You did 4. You should do the other three, or talk with your dad and find out if he had any of these done, or did them himself. You need to establish a baseline for these.


Glad I did at least one of them, haha. Since the 60,000 mystery maintenance was done in 2004, I doubt my father will remember what he had done, but I suppose I could always call the dealer and ask them if they have a copy of Page 1 of the invoice. Otherwise, I’ll just have the stuff done, for peace of mind. Had I known I was going to inherit this little bundle of joy, I would have kept better track of what he was doing to it.
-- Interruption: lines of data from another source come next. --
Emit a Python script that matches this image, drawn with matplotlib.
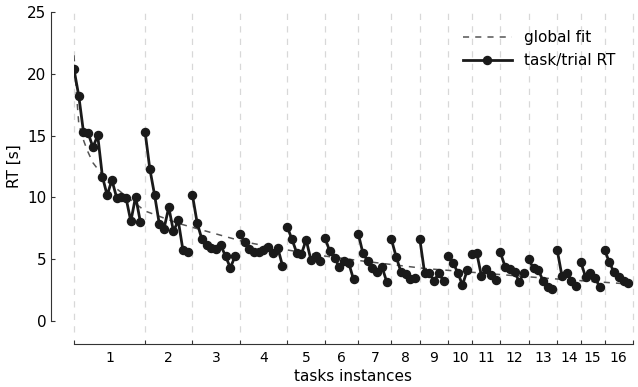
import numpy as np
import matplotlib
matplotlib.use("Agg")
import matplotlib.pyplot as plt

# trials per task instance
task_sizes = [15, 10, 10, 10, 8, 7, 7, 6, 6, 5, 6, 6, 6, 5, 5, 6]
task_labels = [str(i) for i in range(1, 17)]

# response time per trial (s), task after task
rt = [
    20.36, 18.23, 15.29, 15.18, 14.05, 15.02, 11.68, 10.17, 11.41, 9.98, 10.06, 9.92, 8.06, 10.06, 8.04,
    15.32, 12.32, 10.22, 7.87, 7.47, 9.20, 7.25, 8.14, 5.72, 5.58,
    10.19, 7.93, 6.61, 6.12, 5.88, 5.85, 6.12, 5.23, 4.31, 5.23,
    7.01, 6.38, 5.81, 5.55, 5.55, 5.73, 5.98, 5.47, 5.93, 4.49,
    7.63, 6.62, 5.54, 5.40, 6.58, 4.96, 5.26, 4.83,
    6.69, 5.64, 5.12, 4.37, 4.85, 4.69, 3.37,
    7.07, 5.47, 4.85, 4.29, 3.96, 4.40, 3.18,
    6.61, 5.20, 3.99, 3.79, 3.38, 3.45,
    6.62, 3.92, 3.88, 3.24, 3.86, 3.24,
    5.26, 4.73, 3.92, 2.91, 4.10,
    5.39, 5.53, 3.66, 4.18, 3.72, 3.32,
    5.55, 4.40, 4.20, 3.95, 3.18, 3.91,
    4.99, 4.25, 4.15, 3.26, 2.73, 2.55,
    5.74, 3.65, 3.91, 3.22, 2.80,
    4.75, 3.55, 3.86, 3.50, 2.72,
    5.77, 4.75, 3.95, 3.60, 3.20, 3.05,
]

# global fit curve
fit_x = [0, 0.5, 1, 1.75, 2.8, 4, 7, 10, 15, 22, 29, 36, 45, 52, 62, 74, 87, 100, 115, 117]
fit_y = [21.5, 18.5, 16.0, 14.9, 13.8, 12.8, 11.3, 10.4, 8.9, 7.9, 7.15, 6.4, 5.75, 5.3,
         4.8, 4.25, 3.85, 3.45, 3.05, 3.0]

bounds = np.concatenate([[0], np.cumsum(task_sizes)])
centers = (bounds[:-1] + bounds[1:]) / 2
x = np.arange(len(rt))
rt = np.array(rt)

fig = plt.figure(figsize=(6.38, 3.87), dpi=100)
ax = fig.add_axes([74 / 638, 66 / 387, 559 / 638, 309 / 387])

# task boundaries, reaching a bit below zero
ax.vlines(bounds, -0.9, 25, colors="#d8d8d8", lw=0.9, linestyles=(0, (5, 5)),
          clip_on=False, zorder=0)

ax.plot(fit_x, fit_y, color="#555555", lw=1.1, dashes=(4, 4), label="global fit")
for k in range(len(task_sizes)):
    s, e = bounds[k], bounds[k + 1]
    ax.plot(x[s:e], rt[s:e], color="#1a1a1a", lw=2, marker="o", ms=5.8,
            label="task/trial RT" if k == 0 else None)

ax.set_xlim(0, bounds[-1])
ax.set_ylim(0, 25)

ax.set_xticks(bounds)
ax.set_xticklabels([])
ax.set_xticks(centers, minor=True)
ax.set_xticklabels(task_labels, minor=True, fontsize=11)
ax.tick_params(axis="x", which="minor", length=0, pad=5)
ax.tick_params(axis="both", which="major", direction="in", length=3, color="#333333", labelsize=11)
ax.set_yticks([0, 5, 10, 15, 20, 25])

for side in ["top", "right"]:
    ax.spines[side].set_visible(False)
ax.spines["left"].set_position(("outward", 16.5))
ax.spines["bottom"].set_position(("outward", 16.5))
ax.spines["left"].set_bounds(0, 25)
ax.spines["bottom"].set_bounds(0, bounds[-1])
ax.spines["left"].set_color("#333333")
ax.spines["bottom"].set_color("#333333")

ax.set_xlabel("tasks instances", fontsize=11, labelpad=3)
ax.set_ylabel("RT [s]", fontsize=11)

ax.legend(loc="upper right", bbox_to_anchor=(0.993, 0.985), frameon=False,
          fontsize=11, handlelength=3.2)

fig.savefig("out.png", dpi=100)
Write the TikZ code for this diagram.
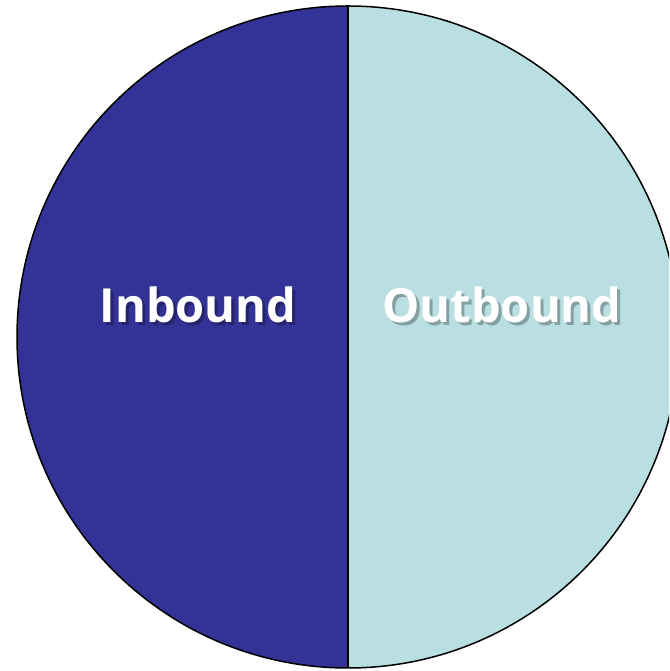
\documentclass[tikz,border=0pt]{standalone}
\usepackage{fontspec}
\setmainfont{Open Sans}
\definecolor{inblue}{RGB}{51,51,151}
\definecolor{outcyan}{RGB}{185,223,227}
\tikzset{
  lbl/.style={font=\bfseries\fontsize{47}{56}\selectfont, text=white, inner sep=0pt, anchor=base},
  lblshadow/.style={lbl, text=black, text opacity=0.28}
}
\begin{document}
\begin{tikzpicture}[x=1pt,y=1pt]
\useasboundingbox (0,0) rectangle (669,671);
\clip (0,0) rectangle (669,671);
\node[circle, minimum size=662pt, inner sep=0pt] (pie) at (348,334) {};
\fill[inblue] (pie.north) arc[start angle=90, end angle=270, radius=331] -- cycle;
\fill[outcyan] (pie.south) arc[start angle=-90, end angle=90, radius=331] -- cycle;
\draw[line width=1.5pt] (pie.center) circle[radius=331];
\draw[line width=1.5pt] (pie.north) -- (pie.south);
\node[lblshadow] (inshadow) at (201,345) {Inbound};
\node[lblshadow] (outshadow) at (505,345) {Outbound};
\node[lbl] (inbound) at (198,348) {Inbound};
\node[lbl] (outbound) at (502,348) {Outbound};
\end{tikzpicture}
\end{document}
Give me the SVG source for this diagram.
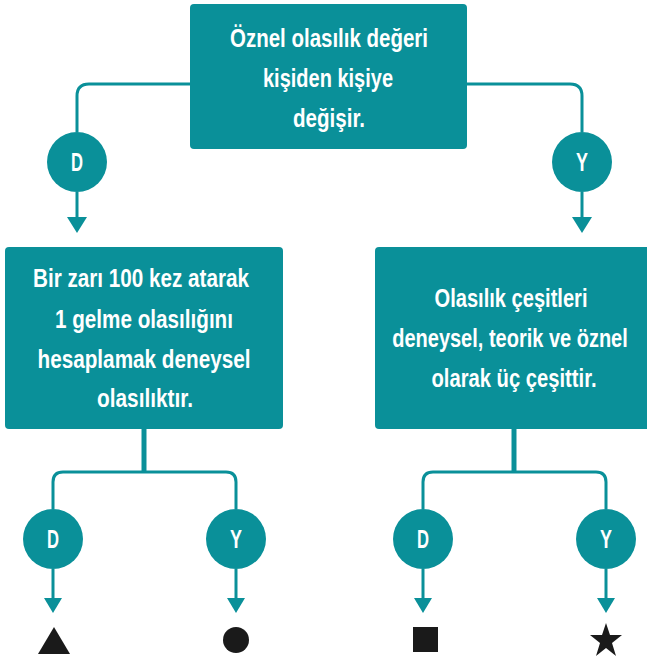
<svg xmlns="http://www.w3.org/2000/svg" width="647" height="663" viewBox="0 0 647 663">
<defs>
<style>
.box{fill:#0a9099;}
.t{font-family:"Liberation Sans",Arial,sans-serif;font-weight:bold;font-size:25px;fill:#fff;text-anchor:middle;}
.c{fill:#0a9099;}
.ct{font-family:"Liberation Sans",Arial,sans-serif;font-weight:bold;font-size:25px;fill:#fff;text-anchor:middle;}
.ln{fill:none;stroke:#0a9099;stroke-width:3;}
.thick{fill:none;stroke:#0a9099;stroke-width:5;}
.ah{fill:#0a9099;}
.sym{fill:#1a1a1a;}
</style>
</defs>
<rect width="647" height="663" fill="#fff"/>
<g id="connectors">
<path class="ln" d="M190,84 H89 Q77,84 77,96 V132"/>
<path class="ln" d="M77,192 V220"/>
<polygon class="ah" points="67,217 87,217 77,233"/>
<path class="ln" d="M467,84 H570 Q582,84 582,96 V132"/>
<path class="ln" d="M582,192 V220"/>
<polygon class="ah" points="572,217 592,217 582,233"/>
<path class="thick" d="M144,429 V472"/>
<path class="ln" d="M53,509 V482 Q53,472 63,472 H226 Q236,472 236,482 V509"/>
<path class="ln" d="M53,569 V600"/>
<polygon class="ah" points="44,598 62,598 53,613"/>
<path class="ln" d="M236,569 V600"/>
<polygon class="ah" points="227,598 245,598 236,613"/>
<path class="thick" d="M514,429 V472"/>
<path class="ln" d="M423,509 V482 Q423,472 433,472 H596 Q606,472 606,482 V509"/>
<path class="ln" d="M423,569 V600"/>
<polygon class="ah" points="414,598 432,598 423,613"/>
<path class="ln" d="M606,569 V600"/>
<polygon class="ah" points="597,598 615,598 606,613"/>
</g>
<g id="top">
<rect class="box" x="190" y="4" width="277" height="145" rx="4"/>
<text class="t" x="329" y="47" textLength="198" lengthAdjust="spacingAndGlyphs">Öznel olasılık değeri</text>
<text class="t" x="328" y="87" textLength="130" lengthAdjust="spacingAndGlyphs">kişiden kişiye</text>
<text class="t" x="329" y="127" textLength="72" lengthAdjust="spacingAndGlyphs">değişir.</text>
</g>
<g id="d1"><circle class="c" cx="77" cy="162" r="30"/><text class="ct" x="77" y="171" textLength="12" lengthAdjust="spacingAndGlyphs">D</text></g>
<g id="y1"><circle class="c" cx="582" cy="162" r="30"/><text class="ct" x="582" y="171" textLength="12" lengthAdjust="spacingAndGlyphs">Y</text></g>
<g id="left">
<rect class="box" x="5" y="247" width="278" height="182" rx="4"/>
<text class="t" x="141" y="287" textLength="216" lengthAdjust="spacingAndGlyphs">Bir zarı 100 kez atarak</text>
<text class="t" x="144" y="328" textLength="178" lengthAdjust="spacingAndGlyphs">1 gelme olasılığını</text>
<text class="t" x="144" y="368" textLength="213" lengthAdjust="spacingAndGlyphs">hesaplamak deneysel</text>
<text class="t" x="145" y="407" textLength="96" lengthAdjust="spacingAndGlyphs">olasılıktır.</text>
</g>
<g id="right">
<path class="box" d="M379,247 H647 V429 H379 Q375,429 375,425 V251 Q375,247 379,247 Z"/>
<text class="t" x="511" y="307" textLength="153" lengthAdjust="spacingAndGlyphs">Olasılık çeşitleri</text>
<text class="t" transform="translate(510,347) scale(0.78,1)" x="0" y="0" textLength="302" lengthAdjust="spacingAndGlyphs">deneysel, teorik ve öznel</text>
<text class="t" x="514" y="387" textLength="165" lengthAdjust="spacingAndGlyphs">olarak üç çeşittir.</text>
</g>
<g id="d2"><circle class="c" cx="53" cy="539" r="30"/><text class="ct" x="53" y="548" textLength="12" lengthAdjust="spacingAndGlyphs">D</text></g>
<g id="y2"><circle class="c" cx="236" cy="539" r="30"/><text class="ct" x="236" y="548" textLength="12" lengthAdjust="spacingAndGlyphs">Y</text></g>
<g id="d3"><circle class="c" cx="423" cy="539" r="30"/><text class="ct" x="423" y="548" textLength="12" lengthAdjust="spacingAndGlyphs">D</text></g>
<g id="y3"><circle class="c" cx="606" cy="539" r="30"/><text class="ct" x="606" y="548" textLength="12" lengthAdjust="spacingAndGlyphs">Y</text></g>
<g id="triangle"><polygon class="sym" points="38,654 70,654 54,627"/></g>
<g id="circle"><circle class="sym" cx="236" cy="640" r="13"/></g>
<g id="square"><rect class="sym" x="413" y="627" width="25" height="25"/></g>
<g id="star"><polygon class="sym" points="606,623 610,635 622,635 612,643 616,656 606,648 596,656 600,643 590,635 602,635"/></g>
</svg>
I would assume that the transmission fluid and was changed at 60,000 miles, although you should do it again regardless. The valve clearance is checked when the timing belt is replaced, which should be done every 60,000 miles. Yes, the cooling system flush that was done at 142,000 miles included new coolant, so that isn’t necessary. As long as you are getting the timing belt changed, also get a new water pump and new timing belt tensioner. I get these all changed once for every two timing belts. When you get the new timing belt, timing belt tensioner, and water pump, don’t be suprised if you also need a new crank shaft oil seal. Chances are it leaks. Your spark plugs are probably long-life plugs, which means they only need replaced every 100,000 miles or so. If yours are the originals, they should be replaced. The same goes for the spark plug wires.


Update: Had transmission fluid changed, 4 new spark plugs (they were most likely originals), and they said it was optional to check the valve clearance. Asked me if I ever hear tapping when I first start the car, and my answer was a definitive “no”. I will hold off on that until a bit later, since the engine must be cool in order to inspect it. On Wed, I will be getting a new brace for the catalytic converter and a cover/shield for it, as well as an air filter change.

Any thoughts on whether I should request a fuel filter at some point?

Eh, timing belt at 60k miles? My owner’s manual states it should be changed with the water pump at 100k and then every 60k after that, I think. Also, are spark plug wires not replaced along with the spark plugs? If not, why is my beloved Honda service manager not suggesting things like this and other random expensive things to do for my baby to keep it alive and his wallet full? Am trying to avoid ever hearing the words “You need a new engine” or “You need a new transmission”.

The Honda dealer put a sticker on my car at 145,000, telling me that my next oil change should be at 150,000. That’s a joke, right? Do they want my car to die an early death? I get an oil change every 3,000 miles or 3 months, whichever comes first. Next time, I will have them write the sticker for 3,000 miles. Also, I was thinking of asking to have the cabin air filter changed… not sure if it performs any actual function, because my allergies are terrible, and I don’t know how common it is to change it. I think I read somewhere that you have to remove the glove compartment to reach it.

Should my air bags ever be serviced or checked? I question their usefulness, but they are there, and I wouldn’t ever want them deploying in a situation other than a serious car accident, which I hope I will never be in again (no, it was not in my car, thank god). I don’t recall seeing a separate book for the air bags, and don’t remember seeing anything in the maintenance schedule for them.


JMHO, but the fluid in an automatic transmission should be changed every 40-40k miles at the longest, no matter what an owners manual states. Trying to make their cars appear to be near maintenance free is the reason for this.

Spark plugs should be changed every 60k miles at the longest; also for the same reasons as above.

Valve clearance should be inspected every 30k miles on mechanical lifter engines. I realize that some car makers like Honda or Toyota state check this every 100k miles or more, but this is also utter stupdity IMHO. If the valve lash tightens up, the car starts running badly, and you then discover the lash is too tight; then it’s too late since cylinder head valves will be burned and now you need major mechanical work.
Most likely the lash will be fine but the INSPECTION, and adjustments as necessary, are needed to verify it is correct.

I really get irritated over Toyota’s recommendation on this issue; “listen” to the valve lash and “determine” if it’s fine!
No way, no how on any planet can this be done. It’s not the noisy ones you have to worry about as much as the quiet ones.

JMHO anyway for what it’s worth.


Yes, and when you walk into the dealer and demand these things be checked, they look at you like you have two heads. I guess they’re not used to people who try to prevent things from happening to their cars. Maybe Honda and Toyota should make a maintenance schedule for people who want their cars to last more than 100k miles.